TH Plantations Berhad
- Formerly: Perbadanan Ladang-Ladang Tabung Haji Sendirian Berhad
- Company type: Publicly traded state-owned enterprise
- Traded as: MYX: 5112
- ISIN: MYL5112OO007
- Industry: Plantation
- Founded: 1972
- Headquarters: Tingkat 23, Bangunan TH Selborn, No. 153, Jalan Tun Razak, 50400 Kuala Lumpur, Malaysia
- Key people: Ab. Aziz Kasim, Chairman Zainal Azwar Zainal Aminuddin, Chief Executive Officer
- Parent: Tabung Haji (73.83%)
- Website: www.thplantations.my

= TH Plantations =

Malaysian palm oil company

TH Plantations Berhad (THP; ) is a Malaysian palm oil company. It was established in 1972.
It has major activity in Indonesia.
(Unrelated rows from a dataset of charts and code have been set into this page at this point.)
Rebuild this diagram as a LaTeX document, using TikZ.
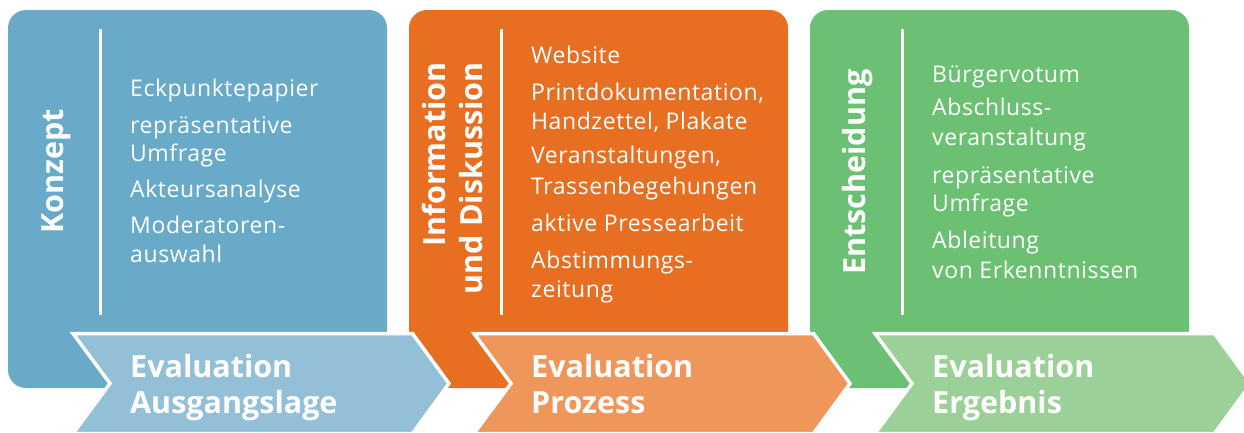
\documentclass[tikz,border=0pt]{standalone}
\usepackage{fontspec}
\setmainfont{Open Sans}
\newfontfamily\itemfont[LetterSpace=2.5]{Open Sans}
\definecolor{bluebox}{HTML}{68AAC7}
\definecolor{bluechev}{HTML}{93C0D7}
\definecolor{orangebox}{HTML}{E86F21}
\definecolor{orangechev}{HTML}{EF965B}
\definecolor{greenbox}{HTML}{6CC073}
\definecolor{greenchev}{HTML}{9BD198}
\tikzset{
  item/.style={anchor=base west, inner sep=0pt, text=white, font=\itemfont\fontsize{23}{28}\selectfont},
  evtext/.style={anchor=base west, inner sep=0pt, text=white, font=\bfseries\fontsize{30.5}{37}\selectfont},
  vtitle/.style={rotate=90, inner sep=0pt, text=white, font=\bfseries\fontsize{30.5}{37}\selectfont},
  chev/.style={draw=white, line width=3.5pt, line join=miter},
  sepline/.style={draw=white, line width=3pt},
  box/.style={rounded corners=18pt},
}
\begin{document}
\begin{tikzpicture}[x=1pt,y=-1pt]
\clip (0,0) rectangle (1244,432);
\fill[white] (0,0) rectangle (1244,432);
% boxes
\fill[box, bluebox] (8,10) rectangle (387,388);
\fill[box, orangebox] (409,10) rectangle (788,388);
\fill[box, greenbox] (810,10) rectangle (1189,388);
% separators
\draw[sepline] (100,29) -- (100,315);
\draw[sepline] (501,29) -- (501,315);
\draw[sepline] (902,29) -- (902,315);
% chevrons
\path[chev, fill=bluechev] (73,333.5) -- (412.5,333.5) -- (449,383.5) -- (412.5,433.5) -- (73,433.5) -- (110,383.5) -- cycle;
\path[chev, fill=orangechev] (474,333.5) -- (813.5,333.5) -- (850,383.5) -- (813.5,433.5) -- (474,433.5) -- (511,383.5) -- cycle;
\path[chev, fill=greenchev] (875,333.5) -- (1214.5,333.5) -- (1251,383.5) -- (1214.5,433.5) -- (875,433.5) -- (912,383.5) -- cycle;
% vertical titles
\node[vtitle, anchor=base] (t1) at (63,171.5) {Konzept};
\node[vtitle, anchor=base east] (t2a) at (445,62) {Information};
\node[vtitle, anchor=base east] (t2b) at (482,62) {und Diskussion};
\node[vtitle, anchor=base] (t3) at (865,172) {Entscheidung};
% box 1 items
\node[item] (a1) at (130,96) {Eckpunktepapier};
\node[item] (a2) at (130,133) {repräsentative};
\node[item] (a3) at (130,161) {Umfrage};
\node[item] (a4) at (130,197) {Akteursanalyse};
\node[item] (a5) at (130,233) {Moderatoren-};
\node[item] (a6) at (130,262) {auswahl};
% box 2 items
\node[item] (b1) at (531,63) {Website};
\node[item] (b2) at (531,100.5) {Printdokumentation,};
\node[item] (b3) at (531,129) {Handzettel, Plakate};
\node[item] (b4) at (531,163) {Veranstaltungen,};
\node[item] (b5) at (531,194) {Trassenbegehungen};
\node[item] (b6) at (531,231) {aktive Pressearbeit};
\node[item] (b7) at (531,268) {Abstimmungs-};
\node[item] (b8) at (531,297) {zeitung};
% box 3 items
\node[item] (c1) at (932,82) {Bürgervotum};
\node[item] (c2) at (932,115) {Abschluss-};
\node[item] (c3) at (932,145) {veranstaltung};
\node[item] (c4) at (932,183) {repräsentative};
\node[item] (c5) at (932,211) {Umfrage};
\node[item] (c6) at (932,248) {Ableitung};
\node[item] (c7) at (932,278) {von Erkenntnissen};
% chevron texts
\node[evtext] (e1a) at (130,377) {Evaluation};
\node[evtext] (e1b) at (130,413) {Ausgangslage};
\node[evtext] (e2a) at (531,377) {Evaluation};
\node[evtext] (e2b) at (531,413) {Prozess};
\node[evtext] (e3a) at (932,377) {Evaluation};
\node[evtext] (e3b) at (932,413) {Ergebnis};
\end{tikzpicture}
\end{document}
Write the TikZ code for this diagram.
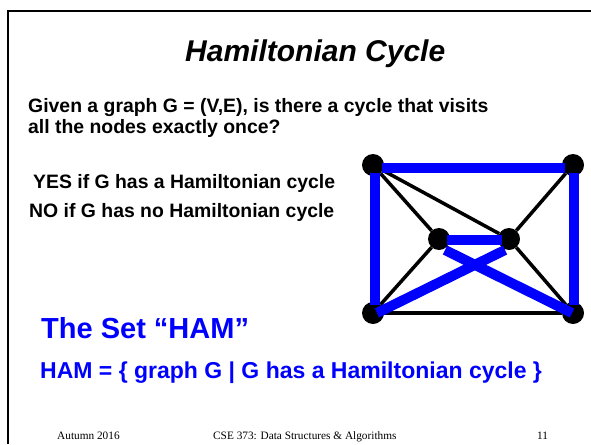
\documentclass[tikz,border=0pt]{standalone}
\usepackage{fontspec}
\setmainfont{Liberation Serif}
\newfontfamily\arialfont{Liberation Sans}
\usepackage{xcolor}
\usetikzlibrary{calc}

\definecolor{hamblue}{RGB}{0,0,255}

\tikzset{
  vert/.style={circle, fill=black, minimum size=22pt, inner sep=0pt},
  plain/.style={line width=3.5pt, black},
  ham/.style={line width=10pt, hamblue},
  txt/.style={anchor=base west, inner sep=0pt, font=\arialfont\bfseries\fontsize{19.4}{23}\selectfont},
  foot/.style={anchor=base west, inner sep=0pt, font=\fontsize{11.3}{13}\selectfont}
}

\begin{document}
\begin{tikzpicture}[x=1pt, y=-1pt]
\useasboundingbox (0,0) rectangle (591,444);

% slide frame (cut at right and bottom)
\draw[line width=2pt] (8,444) -- (8,11) -- (591,11);

\node[anchor=base west, inner sep=0pt, font=\arialfont\bfseries\itshape\fontsize{30}{34}\selectfont] (title) at (185,62) {Hamiltonian Cycle};

\node[txt] (q1) at (28,112) {Given a graph G = (V,E), is there a cycle that visits};
\node[txt] (q2) at (28,133) {all the nodes exactly once?};

\node[txt] (yes) at (33,188) {YES if G has a Hamiltonian cycle};
\node[txt] (no) at (29,217) {NO if G has no Hamiltonian cycle};

% the graph
\node[vert] (tl) at (373,165) {};
\node[vert] (tr) at (573,165) {};
\node[vert] (ml) at (439,239) {};
\node[vert] (mr) at (509,239) {};
\node[vert] (bl) at (373,313) {};
\node[vert] (br) at (573,313) {};

\draw[plain] (tl) -- (ml);
\draw[plain] (tl) -- (mr);
\draw[plain] (tr) -- (mr);
\draw[plain] (ml) -- (bl);
\draw[plain] (mr) -- (br);
\draw[plain] (bl) -- (br);

% the cycle
\draw[ham, shorten <=9pt, shorten >=8pt] ([yshift=-3pt]tl.center) -- ([yshift=-3pt]tr.center);
\draw[ham, shorten <=8pt, shorten >=8pt] ([xshift=2pt]tl.center) -- ([xshift=2pt]bl.center);
\draw[ham, shorten <=8pt, shorten >=8pt] ([xshift=1pt]tr.center) -- ([xshift=1pt]br.center);
\draw[ham, shorten <=8pt, shorten >=7pt] ([yshift=-1pt]ml.center) -- ([yshift=-1pt]mr.center);
\draw[ham] ($(ml)+(6,11)$) -- ($(br)+(-1,0)$);
\draw[ham] ($(mr)+(-4,11)$) -- ($(bl)+(4,0)$);

\node[anchor=base west, inner sep=0pt, text=hamblue, font=\arialfont\bfseries\fontsize{29}{33}\selectfont] (set) at (41,338) {The Set “HAM”};
\node[anchor=base west, inner sep=0pt, text=hamblue, font=\arialfont\bfseries\fontsize{23}{27}\selectfont] (def) at (40,378) {HAM = \{ graph G | G has a Hamiltonian cycle \}};

% footer
\node[foot] (date) at (57,439) {Autumn 2016};
\node[foot] (course) at (213,439) {CSE 373: Data Structures \& Algorithms};
\node[foot] (page) at (537,439) {11};
\end{tikzpicture}
\end{document}
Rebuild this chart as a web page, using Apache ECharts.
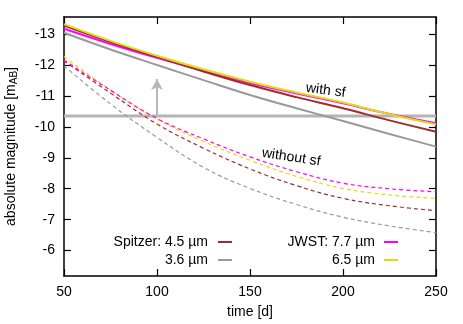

Its chairman is Yusof Basiran.
There was fire on its land in 2013.
It is owned at 73.83% by the government-run Tabung Haji (2016).
A notable director is Dato' Noordin bin Md Noor, who has long-standing activity in politics.

In 2007, most of its 200,000 ha of its allocated plantation land in Riau was on peat soil.